• OBJECTIVE:
Transcribe the listing in full, excluding any pictures.

• MATERIAL PROVIDED:

******************************

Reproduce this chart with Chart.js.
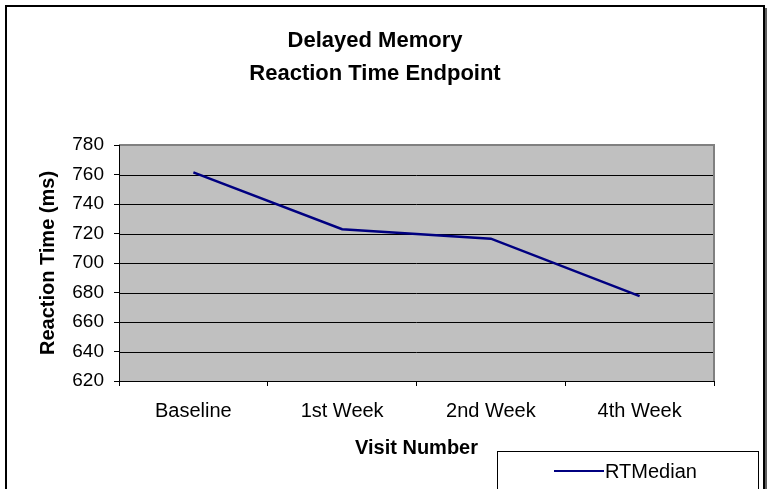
<!DOCTYPE html>
<html>
<head>
<meta charset="utf-8">
<script src="https://cdn.jsdelivr.net/npm/chart.js@4.4.1/dist/chart.umd.min.js"></script>
<style>
	html, body { margin:0; padding:0; background:#fff; }
	#wrap { width:769px; height:489px; position:relative; }
</style>
</head>
<body>
<div id="wrap"><canvas id="myChart" width="769" height="489"></canvas></div>
<script>
const visits = ['Baseline', '1st Week', '2nd Week', '4th Week'];
const rtMedian = [761.4, 722.9, 716.5, 677.5];
const yTicks = [620, 640, 660, 680, 700, 720, 740, 760, 780];
const titleLines = ['Delayed Memory', 'Reaction Time Endpoint'];

const font = 'Arial, "Liberation Sans", sans-serif';

// gray plot background + outer frame + the boxed legend
const frame = {
	id:'frame',
	beforeDatasetsDraw(chart) {
		let {ctx, chartArea:a} = chart;
		ctx.save();
		ctx.fillStyle = '#c0c0c0';
		ctx.fillRect(a.left, a.top, a.right - a.left, a.bottom - a.top);
		ctx.strokeStyle = '#000';
		ctx.lineWidth = 1;
		for(let v of yTicks) {
			if(v === yTicks[yTicks.length-1]) continue;
			let y = Math.round(chart.scales.y.getPixelForValue(v)) + 0.5;
			ctx.beginPath();
			ctx.moveTo(a.left, y);
			ctx.lineTo(a.right, y);
			ctx.stroke();
		}
		ctx.restore();
	},
	afterDraw(chart) {
		let {ctx, chartArea:a} = chart;
		ctx.save();
		// plot border
		ctx.strokeStyle = '#808080';
		ctx.lineWidth = 2;
		ctx.beginPath();
		ctx.moveTo(a.left, a.top);
		ctx.lineTo(a.right, a.top);
		ctx.lineTo(a.right, a.bottom);
		ctx.stroke();
		ctx.strokeStyle = '#000';
		ctx.lineWidth = 1;
		ctx.beginPath();
		ctx.moveTo(a.left + 0.5, a.top);
		ctx.lineTo(a.left + 0.5, a.bottom + 5);
		ctx.moveTo(a.left - 5, a.bottom + 0.5);
		ctx.lineTo(a.right, a.bottom + 0.5);
		ctx.stroke();
		// outer frame
		ctx.strokeStyle = '#000';
		ctx.lineWidth = 2;
		ctx.beginPath();
		ctx.moveTo(6, 492);
		ctx.lineTo(6, 6);
		ctx.lineTo(764, 6);
		ctx.lineTo(764, 492);
		ctx.stroke();
		ctx.strokeStyle = '#606060';
		ctx.beginPath();
		ctx.moveTo(766, 8);
		ctx.lineTo(766, 492);
		ctx.stroke();
		// legend
		let ds = chart.data.datasets[0];
		ctx.fillStyle = '#fff';
		ctx.fillRect(497, 451, 261, 45);
		ctx.strokeStyle = '#000';
		ctx.lineWidth = 1;
		ctx.strokeRect(497.5, 451.5, 261, 45);
		ctx.strokeStyle = ds.borderColor;
		ctx.lineWidth = 2;
		ctx.beginPath();
		ctx.moveTo(554, 471);
		ctx.lineTo(604, 471);
		ctx.stroke();
		ctx.fillStyle = '#000';
		ctx.font = '20px ' + font;
		ctx.textBaseline = 'middle';
		ctx.fillText(ds.label, 605, 472);
		ctx.restore();
	}
};

const ctx = document.getElementById('myChart');

new Chart(ctx, {
	type: 'line',
	data: {
		labels: visits,
		datasets: [{
			label: 'RTMedian',
			data: rtMedian,
			borderColor: '#000080',
			borderWidth: 2.5,
			pointRadius: 0,
			tension: 0,
			fill: false
		}]
	},
	options: {
		responsive: false,
		animation: false,
		layout: { padding: { left:0, right:19, top:0, bottom:0 } },
		plugins: {
			legend: { display:false },
			tooltip: { enabled:false },
			title: {
				display: true,
				text: titleLines,
				color: '#000',
				font: { family: font, size: 22, weight: 'bold', lineHeight: 1.5 },
				padding: { top: 24, bottom: 55 }
			}
		},
		scales: {
			x: {
				offset: true,
				grid: { offset: true, drawOnChartArea: false, drawTicks: true, tickLength: 5, color: '#000' },
				border: { display: false },
				ticks: { color: '#000', font: { family: font, size: 20 }, padding: 13, maxRotation: 0 },
				title: {
					display: true, text: 'Visit Number', color: '#000',
					font: { family: font, size: 20, weight: 'bold' },
					padding: { top: 0, bottom: 29 }
				},
				afterFit(s) { s.height = 108; }
			},
			y: {
				min: 620,
				max: 780,
				afterBuildTicks(s) { s.ticks = yTicks.map(v => ({value: v})); },
				grid: { drawOnChartArea: false, drawTicks: true, tickLength: 5, color: '#000' },
				border: { display: false },
				ticks: { color: '#000', font: { family: font, size: 19 }, padding: 10 },
				title: {
					display: true, text: 'Reaction Time (ms)', color: '#000',
					font: { family: font, size: 20, weight: 'bold' },
					padding: { top: 36, bottom: 0 }
				},
				afterFit(s) { s.width = 119; }
			},
			// empty right axis, only keeps room so the title centres like the original
			yRight: {
				position: 'right',
				min: 620,
				max: 780,
				grid: { display: false },
				border: { display: false },
				ticks: { display: false },
				afterFit(s) { s.width = 36; }
			}
		}
	},
	plugins: [frame]
});
</script>
</body>
</html>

******************************

• OUTPUT FOR THIS TASK:
Reproduce this chart with Chart.js.
<!DOCTYPE html>
<html>
<head>
<meta charset="utf-8">
<script src="https://cdn.jsdelivr.net/npm/chart.js@4.4.1/dist/chart.umd.min.js"></script>
<style>
	html, body { margin:0; padding:0; background:#fff; }
	#wrap { width:769px; height:489px; position:relative; }
</style>
</head>
<body>
<div id="wrap"><canvas id="myChart" width="769" height="489"></canvas></div>
<script>
const visits = ['Baseline', '1st Week', '2nd Week', '4th Week'];
const rtMedian = [761.4, 722.9, 716.5, 677.5];
const yTicks = [620, 640, 660, 680, 700, 720, 740, 760, 780];
const titleLines = ['Delayed Memory', 'Reaction Time Endpoint'];

const font = 'Arial, "Liberation Sans", sans-serif';

// gray plot background + outer frame + the boxed legend
const frame = {
	id:'frame',
	beforeDatasetsDraw(chart) {
		let {ctx, chartArea:a} = chart;
		ctx.save();
		ctx.fillStyle = '#c0c0c0';
		ctx.fillRect(a.left, a.top, a.right - a.left, a.bottom - a.top);
		ctx.strokeStyle = '#000';
		ctx.lineWidth = 1;
		for(let v of yTicks) {
			if(v === yTicks[yTicks.length-1]) continue;
			let y = Math.round(chart.scales.y.getPixelForValue(v)) + 0.5;
			ctx.beginPath();
			ctx.moveTo(a.left, y);
			ctx.lineTo(a.right, y);
			ctx.stroke();
		}
		ctx.restore();
	},
	afterDraw(chart) {
		let {ctx, chartArea:a} = chart;
		ctx.save();
		// plot border
		ctx.strokeStyle = '#808080';
		ctx.lineWidth = 2;
		ctx.beginPath();
		ctx.moveTo(a.left, a.top);
		ctx.lineTo(a.right, a.top);
		ctx.lineTo(a.right, a.bottom);
		ctx.stroke();
		ctx.strokeStyle = '#000';
		ctx.lineWidth = 1;
		ctx.beginPath();
		ctx.moveTo(a.left + 0.5, a.top);
		ctx.lineTo(a.left + 0.5, a.bottom + 5);
		ctx.moveTo(a.left - 5, a.bottom + 0.5);
		ctx.lineTo(a.right, a.bottom + 0.5);
		ctx.stroke();
		// outer frame
		ctx.strokeStyle = '#000';
		ctx.lineWidth = 2;
		ctx.beginPath();
		ctx.moveTo(6, 492);
		ctx.lineTo(6, 6);
		ctx.lineTo(764, 6);
		ctx.lineTo(764, 492);
		ctx.stroke();
		ctx.strokeStyle = '#606060';
		ctx.beginPath();
		ctx.moveTo(766, 8);
		ctx.lineTo(766, 492);
		ctx.stroke();
		// legend
		let ds = chart.data.datasets[0];
		ctx.fillStyle = '#fff';
		ctx.fillRect(497, 451, 261, 45);
		ctx.strokeStyle = '#000';
		ctx.lineWidth = 1;
		ctx.strokeRect(497.5, 451.5, 261, 45);
		ctx.strokeStyle = ds.borderColor;
		ctx.lineWidth = 2;
		ctx.beginPath();
		ctx.moveTo(554, 471);
		ctx.lineTo(604, 471);
		ctx.stroke();
		ctx.fillStyle = '#000';
		ctx.font = '20px ' + font;
		ctx.textBaseline = 'middle';
		ctx.fillText(ds.label, 605, 472);
		ctx.restore();
	}
};

const ctx = document.getElementById('myChart');

new Chart(ctx, {
	type: 'line',
	data: {
		labels: visits,
		datasets: [{
			label: 'RTMedian',
			data: rtMedian,
			borderColor: '#000080',
			borderWidth: 2.5,
			pointRadius: 0,
			tension: 0,
			fill: false
		}]
	},
	options: {
		responsive: false,
		animation: false,
		layout: { padding: { left:0, right:19, top:0, bottom:0 } },
		plugins: {
			legend: { display:false },
			tooltip: { enabled:false },
			title: {
				display: true,
				text: titleLines,
				color: '#000',
				font: { family: font, size: 22, weight: 'bold', lineHeight: 1.5 },
				padding: { top: 24, bottom: 55 }
			}
		},
		scales: {
			x: {
				offset: true,
				grid: { offset: true, drawOnChartArea: false, drawTicks: true, tickLength: 5, color: '#000' },
				border: { display: false },
				ticks: { color: '#000', font: { family: font, size: 20 }, padding: 13, maxRotation: 0 },
				title: {
					display: true, text: 'Visit Number', color: '#000',
					font: { family: font, size: 20, weight: 'bold' },
					padding: { top: 0, bottom: 29 }
				},
				afterFit(s) { s.height = 108; }
			},
			y: {
				min: 620,
				max: 780,
				afterBuildTicks(s) { s.ticks = yTicks.map(v => ({value: v})); },
				grid: { drawOnChartArea: false, drawTicks: true, tickLength: 5, color: '#000' },
				border: { display: false },
				ticks: { color: '#000', font: { family: font, size: 19 }, padding: 10 },
				title: {
					display: true, text: 'Reaction Time (ms)', color: '#000',
					font: { family: font, size: 20, weight: 'bold' },
					padding: { top: 36, bottom: 0 }
				},
				afterFit(s) { s.width = 119; }
			},
			// empty right axis, only keeps room so the title centres like the original
			yRight: {
				position: 'right',
				min: 620,
				max: 780,
				grid: { display: false },
				border: { display: false },
				ticks: { display: false },
				afterFit(s) { s.width = 36; }
			}
		}
	},
	plugins: [frame]
});
</script>
</body>
</html>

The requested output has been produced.